Turn limits can work if you use them for something optional, like the optional challenges on super robot wars, you get some extras for doing them for you can play the slow route if you want (and not all challenges are like that, luckily).
Apparently hot take, not every game needs to involve setting up tents.
There's room for slower more methodical games, and ones that force you into moving.
As much as I love setting perfect ambushes, etc, xcom2 (with mods, admittedly) made for much more interesting and challenging missions when I had to move and might have to adjust on the fly. Xcom 1 was fun in a different way.
There has to be a balance. It shouldn't be so harshly punished in such an arbitrary manner if you want to take things slower all the time. Emphasis on all the time.
Having missions where turtling and moving too slow gets you slammed extra hard? Thats fine, just don't make it so that they are everything.
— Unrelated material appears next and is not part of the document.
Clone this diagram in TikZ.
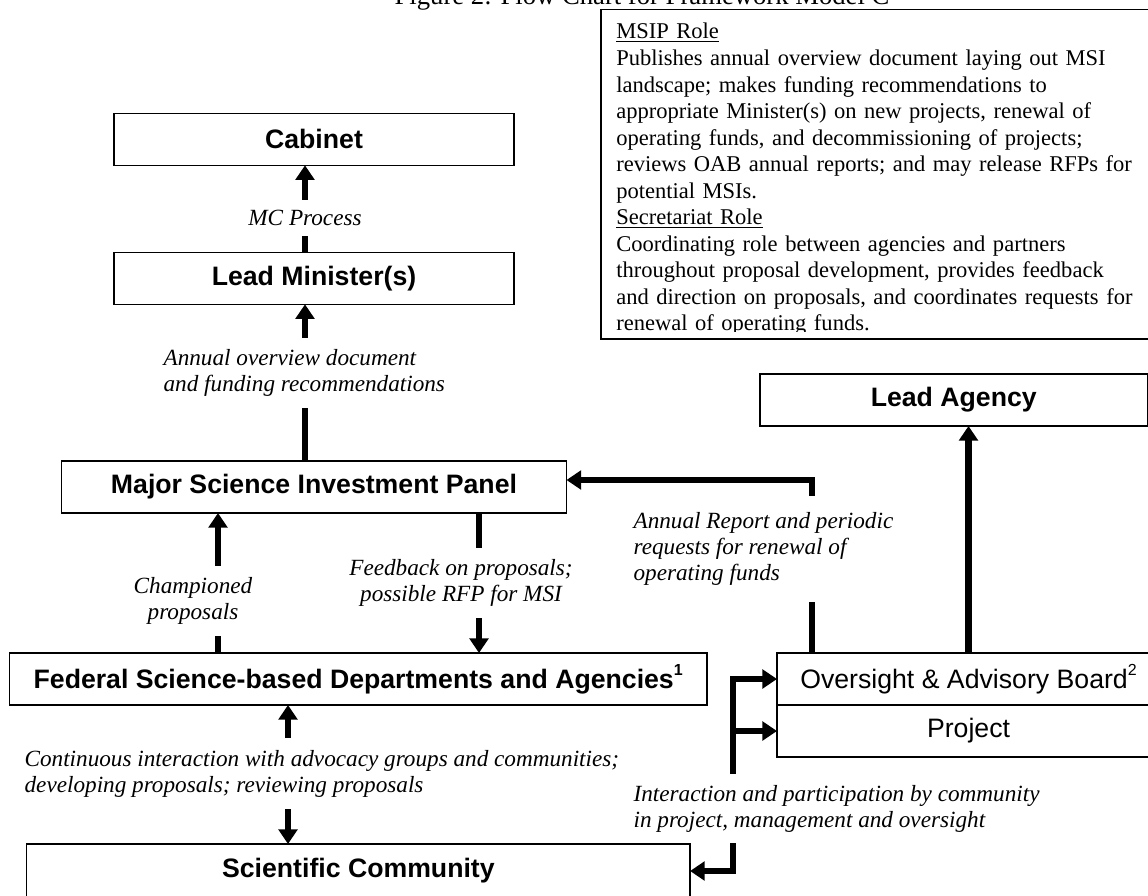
\documentclass[tikz,border=0pt]{standalone}
\usepackage{fontspec}
\setmainfont{Liberation Serif}
\setsansfont{Liberation Sans}
\usetikzlibrary{arrows.meta,positioning}

\newcommand{\upnum}[1]{\raisebox{0.5em}{\fontsize{12}{12}\selectfont #1}}

\tikzset{
  box/.style={draw, line width=1pt, inner sep=0pt, outer sep=0pt, minimum height=39pt,
    font=\fontsize{20}{24}\selectfont\sffamily\bfseries},
  thinbox/.style={box, font=\fontsize{20}{24}\selectfont\sffamily},
  note/.style={fill=white, inner xsep=1pt, inner ysep=0pt,
    font=\fontsize{17.4}{19.5}\selectfont\itshape},
  link/.style={line width=4.8pt},
  arr/.style={link, -{Triangle[length=11pt,width=14pt]}},
  arrtwo/.style={link, {Triangle[length=11pt,width=14pt]}-{Triangle[length=11pt,width=14pt]}},
}

\begin{document}
\begin{tikzpicture}[x=0.75pt, y=-0.75pt]
    \useasboundingbox (0,0) rectangle (1148,895);
    \clip (0,0) rectangle (1148,895);

    % the title (cut off at the top)
    \node[anchor=base, inner sep=0pt, font=\fontsize{20}{24}\selectfont] (title) at (642,5)
        {Figure 2: Flow Chart for Framework Model C};

    % the roles box
    \draw[line width=1pt] (601,9.3) rectangle (1160,339);
    \begin{scope}
        \clip (601,9) rectangle (1160,331);
        \node[anchor=base west, inner sep=0pt, text width=405pt, align=left,
              font=\fontsize{16.9}{19.9}\selectfont] (roles) at (616,39)
            {\underline{MSIP Role}\\
             Publishes annual overview document laying out MSI\\
             landscape; makes funding recommendations to\\
             appropriate Minister(s) on new projects, renewal of\\
             operating funds, and decommissioning of projects;\\
             reviews OAB annual reports; and may release RFPs for\\
             potential MSIs.\\
             \underline{Secretariat Role}\\
             Coordinating role between agencies and partners\\
             throughout proposal development, provides feedback\\
             and direction on proposals, and coordinates requests for\\
             renewal of operating funds.};
    \end{scope}

    % the boxes
    \node[box, minimum width=300pt] (cabinet) at (314,139.3) {Cabinet};
    \node[box, minimum width=300pt] (lead) at (314,278.3) {Lead Minister(s)};
    \node[box, minimum width=378.75pt] (panel) at (314,487) {Major Science Investment Panel};
    \node[box, minimum width=290.6pt] (agency) at (953.75,400) {Lead Agency};
    \node[box, minimum width=523.3pt] (federal) at (358.2,679)
        {Federal Science-based Departments and Agencies\upnum{1}};
    \node[box, minimum width=497.5pt, minimum height=40.5pt] (community) at (358.4,871)
        {Scientific Community};
    \node[thinbox, minimum width=287.25pt] (board) at (968.5,679)
        {Oversight \& Advisory Board\upnum{2}};
    \node[thinbox, minimum width=287.25pt, below=0pt of board] (project) {Project};

    % where the vertical connectors run
    \coordinate (mid) at (305,0);
    \coordinate (champ) at (218,0);
    \coordinate (feed) at (479,0);
    \coordinate (talk) at (288,0);
    \coordinate (turn) at (812,480);
    \coordinate (fork) at (733,679);

    % draw the arrows
    \draw[arr] (lead.north -| mid) -- (cabinet.south -| mid);
    \draw[arr] (panel.north -| mid) -- (lead.south -| mid);
    \draw[arr] (federal.north -| champ) -- (panel.south -| champ);
    \draw[arr] (panel.south -| feed) -- (federal.north -| feed);
    \draw[arrtwo] (federal.south -| talk) -- (community.north -| talk);
    \draw[arr] (board.north -| project.north) -- (agency.south -| project.north);
    \draw[arr] (board.north -| turn) -- (turn) -- (panel.east |- turn);
    \draw[arrtwo] (board.west) -- (fork) |- (community.east);
    \draw[arr] (fork |- project.west) -- (project.west);

    % the texts on the arrows
    \node[note, minimum height=27pt] (mcnote) at (305,218) {MC Process};
    \node[note, anchor=west, align=left, minimum height=52.5pt] (overview) at (162,373)
        {Annual overview document\\and funding recommendations};
    \node[note, align=center, minimum height=52.5pt] (champnote) at (193,601)
        {Championed\\proposals};
    \node[note, align=center, minimum height=52.5pt] (feednote) at (461,583)
        {Feedback on proposals;\\possible RFP for MSI};
    \node[note, anchor=west, align=left, minimum height=53.25pt] (talknote) at (23,773.5)
        {Continuous interaction with advocacy groups and communities;\\developing proposals; reviewing proposals};
    \node[note, anchor=west, align=left, minimum height=79.5pt] (reportnote) at (632,549)
        {Annual Report and periodic\\requests for renewal of\\operating funds};
    \node[note, anchor=west, align=left, minimum height=51.75pt] (partnote) at (632,808.5)
        {Interaction and participation by community\\in project, management and oversight};

\end{tikzpicture}
\end{document}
Personally I think Xcom2 was OK at this, though they could've been a wee bit better.
A personal favorite of mine, Steamworld Heist 2, manages this pretty well.
Some maps come with alarms, alarms can range from level 0-3 depending on the circumstances, and they level up over time. Each level of alarm means more enemies spawn every turn indefinitely (0 is obviously nothing, 1 is 1-2 low rank guys every other turn, 3 is 3 synergized guys every turn).
So playing slower will create more enemies, but because it often gives you more dynamic and safe cover, it still ends up safer. As long as you don't drag too much. A real nice balance most of the time until the end game where you become so overpowered every mission just starts at level 3 to try and fight you.
Xcom 2 sucked awful at it until they added the ability to double the turn timer at some point (was it WotC?). With double it finally felt like you had time to breathe but not enough to turtle forever, which is where it should have been.
The first mod you download for xcom2 is the one that removes turn limits.
Honestly I'm a pretty "enjoy what you will" but I don't know i can even accept this as a valid perspective.
Like unleveled RPG. It's bonkers to me thay they even began to exist.
So why are turn limits bad? Because they force you to do something? How is that not a valid game design?
Quite litteraly yes. Turn clocks are the escorts for exposition Mission of tactics games.
Its lazy, arbitrary, and a pain in the ass.